/ 11 July 2018

Ethiopia’s Anuak refugees are wary of returning home

Okwalla Ochang Cham and his family
Okwalla Ochang Cham and his family

It took Okwalla Ochang Cham two years to complete the dangerous journey from his home country of Ethiopia to South Sudan. “I had no money for transport up until South Sudan so I had to walk most of the way,” he told DW.

In April, Cham finally reached his destination – the Gorom refugee settlement, some 25 km north of South Sudan’s capital of Juba – where he was reunited with his wife and three children.

Cham, 29, is relieved to be in the relative safety of the camp.

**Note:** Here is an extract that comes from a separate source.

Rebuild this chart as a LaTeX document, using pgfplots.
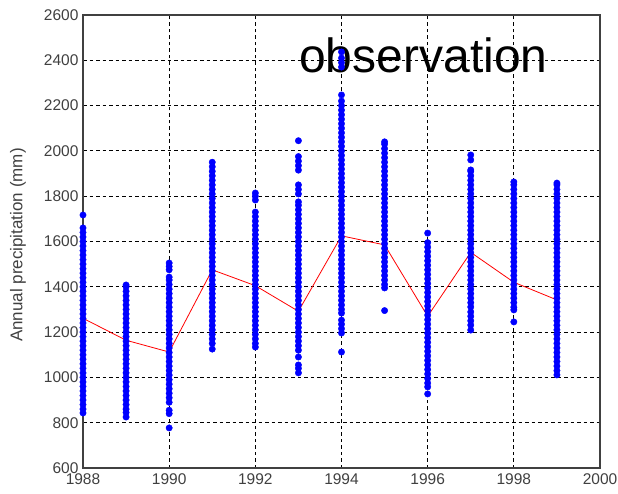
\documentclass[border=0pt]{standalone}
\usepackage{pgfplots}
\pgfplotsset{compat=1.18}
\usepackage{fontspec}
\setmainfont{Liberation Sans}
\definecolor{tickgray}{RGB}{64,64,64}
\definecolor{mblue}{RGB}{0,0,255}
\begin{document}
\begin{tikzpicture}
\path[use as bounding box] (0,0) rectangle (618pt,493pt);
\begin{axis}[
  at={(83pt,25pt)}, anchor=south west,
  scale only axis, width=517pt, height=453pt,
  xmin=1988, xmax=2000, ymin=600, ymax=2600,
  xtick={1988,1990,...,2000}, ytick={600,800,...,2600},
  /pgf/number format/assume math mode=true,
  /pgf/number format/1000 sep={},
  ticklabel style={font=\fontsize{15.5}{15.5}\selectfont, text=tickgray},
  xticklabel style={yshift=-5pt, inner ysep=0pt},
  yticklabel style={xshift=-1pt, inner ysep=0pt},
  major tick length=0pt,
  grid=major,
  major grid style={black, line width=1pt, dash pattern=on 3.5pt off 3pt},
  axis line style={tickgray, line width=1.4pt},
  ylabel={Annual precipitation (mm)},
  ylabel style={at={(axis description cs:-0.1257,0.492)}, anchor=center, font=\fontsize{17}{17}\selectfont, text=tickgray},
  clip=false,
]
\addplot[only marks, mark=*, mark size=3.2pt, mblue, mark options={draw=mblue, fill=mblue}] coordinates {
(1988,843) (1988,860) (1988,880) (1988,900) (1988,920) (1988,940) (1988,960) (1988,980) (1988,1000) (1988,1020) (1988,1040) (1988,1060) (1988,1080) (1988,1100) (1988,1120) (1988,1140) (1988,1160) (1988,1180) (1988,1200) (1988,1220) (1988,1240) (1988,1260) (1988,1280) (1988,1300) (1988,1320) (1988,1340) (1988,1360) (1988,1380) (1988,1400) (1988,1420) (1988,1440) (1988,1460) (1988,1480) (1988,1500) (1988,1520) (1988,1540) (1988,1560) (1988,1580) (1988,1600) (1988,1620) (1988,1640) (1988,1660) (1988,1717)
(1989,825) (1989,845) (1989,860) (1989,880) (1989,900) (1989,920) (1989,940) (1989,960) (1989,980) (1989,1000) (1989,1020) (1989,1040) (1989,1060) (1989,1080) (1989,1100) (1989,1120) (1989,1140) (1989,1160) (1989,1180) (1989,1200) (1989,1220) (1989,1240) (1989,1260) (1989,1280) (1989,1300) (1989,1320) (1989,1340) (1989,1360) (1989,1380) (1989,1400) (1989,1408)
(1990,777) (1990,840) (1990,855) (1990,890) (1990,910) (1990,930) (1990,950) (1990,970) (1990,990) (1990,1010) (1990,1030) (1990,1050) (1990,1070) (1990,1090) (1990,1110) (1990,1130) (1990,1150) (1990,1170) (1990,1190) (1990,1210) (1990,1230) (1990,1250) (1990,1270) (1990,1290) (1990,1310) (1990,1330) (1990,1350) (1990,1370) (1990,1390) (1990,1410) (1990,1430) (1990,1443) (1990,1475) (1990,1490) (1990,1505)
(1991,1125) (1991,1150) (1991,1170) (1991,1190) (1991,1210) (1991,1230) (1991,1250) (1991,1270) (1991,1290) (1991,1310) (1991,1330) (1991,1350) (1991,1370) (1991,1390) (1991,1410) (1991,1430) (1991,1450) (1991,1470) (1991,1490) (1991,1510) (1991,1530) (1991,1550) (1991,1570) (1991,1590) (1991,1610) (1991,1630) (1991,1650) (1991,1670) (1991,1690) (1991,1710) (1991,1730) (1991,1750) (1991,1770) (1991,1790) (1991,1810) (1991,1830) (1991,1850) (1991,1870) (1991,1890) (1991,1910) (1991,1930) (1991,1950)
(1992,1134) (1992,1150) (1992,1170) (1992,1190) (1992,1210) (1992,1230) (1992,1250) (1992,1270) (1992,1290) (1992,1310) (1992,1330) (1992,1350) (1992,1370) (1992,1390) (1992,1410) (1992,1430) (1992,1450) (1992,1470) (1992,1490) (1992,1510) (1992,1530) (1992,1550) (1992,1570) (1992,1590) (1992,1610) (1992,1630) (1992,1650) (1992,1670) (1992,1690) (1992,1710) (1992,1730) (1992,1783) (1992,1800) (1992,1814)
(1993,1020) (1993,1040) (1993,1055) (1993,1090) (1993,1120) (1993,1140) (1993,1160) (1993,1180) (1993,1200) (1993,1220) (1993,1240) (1993,1260) (1993,1280) (1993,1300) (1993,1320) (1993,1340) (1993,1360) (1993,1380) (1993,1400) (1993,1420) (1993,1440) (1993,1460) (1993,1480) (1993,1500) (1993,1520) (1993,1540) (1993,1560) (1993,1580) (1993,1600) (1993,1620) (1993,1640) (1993,1660) (1993,1680) (1993,1700) (1993,1720) (1993,1740) (1993,1760) (1993,1775) (1993,1810) (1993,1830) (1993,1850) (1993,1915) (1993,1935) (1993,1955) (1993,1975) (1993,2045)
(1994,1112) (1994,1196) (1994,1215) (1994,1235) (1994,1253) (1994,1284) (1994,1300) (1994,1320) (1994,1340) (1994,1360) (1994,1380) (1994,1400) (1994,1420) (1994,1440) (1994,1460) (1994,1480) (1994,1500) (1994,1520) (1994,1540) (1994,1560) (1994,1580) (1994,1600) (1994,1620) (1994,1640) (1994,1660) (1994,1680) (1994,1700) (1994,1720) (1994,1740) (1994,1760) (1994,1780) (1994,1800) (1994,1820) (1994,1840) (1994,1860) (1994,1880) (1994,1900) (1994,1920) (1994,1940) (1994,1960) (1994,1980) (1994,2000) (1994,2020) (1994,2040) (1994,2060) (1994,2080) (1994,2100) (1994,2120) (1994,2140) (1994,2160) (1994,2180) (1994,2200) (1994,2220) (1994,2247) (1994,2370) (1994,2390) (1994,2410) (1994,2437)
(1995,1295) (1995,1395) (1995,1410) (1995,1430) (1995,1450) (1995,1470) (1995,1490) (1995,1510) (1995,1530) (1995,1550) (1995,1570) (1995,1590) (1995,1610) (1995,1630) (1995,1650) (1995,1670) (1995,1690) (1995,1710) (1995,1730) (1995,1750) (1995,1770) (1995,1790) (1995,1810) (1995,1830) (1995,1850) (1995,1870) (1995,1890) (1995,1910) (1995,1930) (1995,1950) (1995,1970) (1995,1990) (1995,2010) (1995,2030) (1995,2040)
(1996,927) (1996,958) (1996,975) (1996,995) (1996,1015) (1996,1035) (1996,1055) (1996,1075) (1996,1095) (1996,1115) (1996,1135) (1996,1155) (1996,1175) (1996,1195) (1996,1215) (1996,1235) (1996,1255) (1996,1275) (1996,1295) (1996,1315) (1996,1335) (1996,1355) (1996,1375) (1996,1395) (1996,1415) (1996,1435) (1996,1455) (1996,1475) (1996,1495) (1996,1515) (1996,1535) (1996,1555) (1996,1575) (1996,1595) (1996,1637)
(1997,1209) (1997,1231) (1997,1250) (1997,1270) (1997,1289) (1997,1311) (1997,1330) (1997,1350) (1997,1370) (1997,1390) (1997,1410) (1997,1430) (1997,1450) (1997,1470) (1997,1490) (1997,1510) (1997,1530) (1997,1550) (1997,1570) (1997,1590) (1997,1610) (1997,1630) (1997,1650) (1997,1670) (1997,1690) (1997,1710) (1997,1730) (1997,1750) (1997,1770) (1997,1790) (1997,1810) (1997,1830) (1997,1850) (1997,1870) (1997,1890) (1997,1910) (1997,1916) (1997,1960) (1997,1982)
(1998,1245) (1998,1298) (1998,1310) (1998,1330) (1998,1350) (1998,1370) (1998,1390) (1998,1410) (1998,1430) (1998,1450) (1998,1470) (1998,1490) (1998,1510) (1998,1530) (1998,1550) (1998,1570) (1998,1590) (1998,1610) (1998,1630) (1998,1650) (1998,1670) (1998,1690) (1998,1710) (1998,1730) (1998,1750) (1998,1770) (1998,1790) (1998,1810) (1998,1830) (1998,1850) (1998,1863)
(1999,1011) (1999,1030) (1999,1050) (1999,1070) (1999,1090) (1999,1110) (1999,1130) (1999,1150) (1999,1170) (1999,1190) (1999,1210) (1999,1230) (1999,1250) (1999,1270) (1999,1290) (1999,1310) (1999,1330) (1999,1350) (1999,1370) (1999,1390) (1999,1410) (1999,1430) (1999,1450) (1999,1470) (1999,1490) (1999,1510) (1999,1530) (1999,1550) (1999,1570) (1999,1590) (1999,1610) (1999,1630) (1999,1650) (1999,1670) (1999,1690) (1999,1710) (1999,1730) (1999,1750) (1999,1770) (1999,1790) (1999,1810) (1999,1830) (1999,1850) (1999,1858)
};
\addplot[red, line width=0.8pt, mark=none] coordinates {
(1988,1261) (1989,1164) (1990,1112) (1991,1475) (1992,1405) (1993,1292) (1994,1625) (1995,1585) (1996,1270) (1997,1552) (1998,1420) (1999,1342)
};
\node[anchor=base, font=\fontsize{48}{48}\selectfont, inner sep=0pt] at (axis cs:1995.9,2348) {observation};
\end{axis}
\end{tikzpicture}
\end{document}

He’s an Anuak, an ethnic minority group living in western Ethiopia in the fertile state of Gambela, which borders South Sudan.

For decades, the Anuak have experienced government persecution, alongside conflicts with other ethnic groups who were forcibly resettled to the region. Most recently, investment projects such as sugar cane production have led to the Anuak losing large areas of ancestral lands to foreign corporations – intensifying local violence.

But the situation in Ethiopia has been changing rapidly since the country’s new prime minister, Abiy Ahmed, took office in April. Abiy has lost no time ushering in sweeping reforms, from signing a historic peace deal with Eritrea to overturning a state of emergency and unblocking 264 censored websites and TV stations.

Abiy has also pledged political and economic reforms to address the marginalization of a number of ethnic groups.

Conflicts continue

Despite the changing political climate, inter-ethnic violence persists. Renewed conflict in the south of the country has forced more than a million people to flee their homes since April, according to the United Nations.

Ethiopia also has a long history of human rights abuses, including mass arrests and brutality by security forces. Speaking before parliament in June, Abiy condemned the security service’s use of torture and described it as a form of “terrorism.”

While Abiy has made “little mention” of investigating past abuses, the recent firing of five prison chiefs accused of torture and other violations is an encouraging sign for the human rights situation in Ethiopia, wrote Felix Horne, the senior Ethiopia and Eritrea researcher for Human Rights Watch, in an email to DW.

However, Horne wrote, it wasn’t “clear yet whether things will be better for minority groups like the Anuak under this [new] government.”

Still early days

Cham, who spent several years in an Ethiopian prison accused of being an Anuak rebel, isn’t convinced it’s safe for Anuaks like him and his family to return home.

“What I know is that if the government system is still there, it hasn’t changed. If they change the prime minister but the system hasn’t changed, there will still be problems [in Gambela],” Cham said.

One of nine ethnic regions in Ethiopia, Gambela is the indigenous home of the Anuak, but the area’s native population is outnumbered. Since the 1990s, other Ethiopians, primarily from the Nuer ethnic group, have been relocated to the region.

In more recent years, these numbers have swelled due to South Sudanese Nuer refugees fleeing civil war. In addition, large tracts of Anuak communal land have been sold to foreign investors. This has heightened existing tensions over land, identity and power between the Nuers and the Anuak minority.

READ MORE: Ethiopia’s 100 day revolution

“Reforms announced so far will have little impact in places like Gambela,” researcher Horne wrote to DW, “and there is little indication so far that key issues for minorities, including how their lands are used for investment, will be any different under the new government.”

For Akwata Umot Okok, an Anuak living at the Gorom refugee camp, land is an issue close to her heart. She was a farmer before she fled to Gorom camp 14 years ago. Since then, she has survived on limited food rations and minimal income. But still, she is unsure about returning home.

Before she fled to Gorom, Akwata Umot Okok was a farmer in Gambela. (DW)

“It depends on the condition which is there in Ethiopia. If Ethiopia is now free, then I will go back. But if it is not, I will not go,” the mother of four said.

Trapped between war and uncertainty

Gorom camp is nestled between South Sudan’s army barracks.

When fighting in South Sudan’s civil war flares, such as it did in July 2016, the camp’s residents face a greater risk of attacks.

Omot Obang Kwot, who left Ethiopia in December 2003 for what was then Sudan, says groups of refugees have been ambushed by gunmen outside the camp.

“If [South Sudan] continues to be at war, then our life here may become difficult and we may not even prosper,” he said.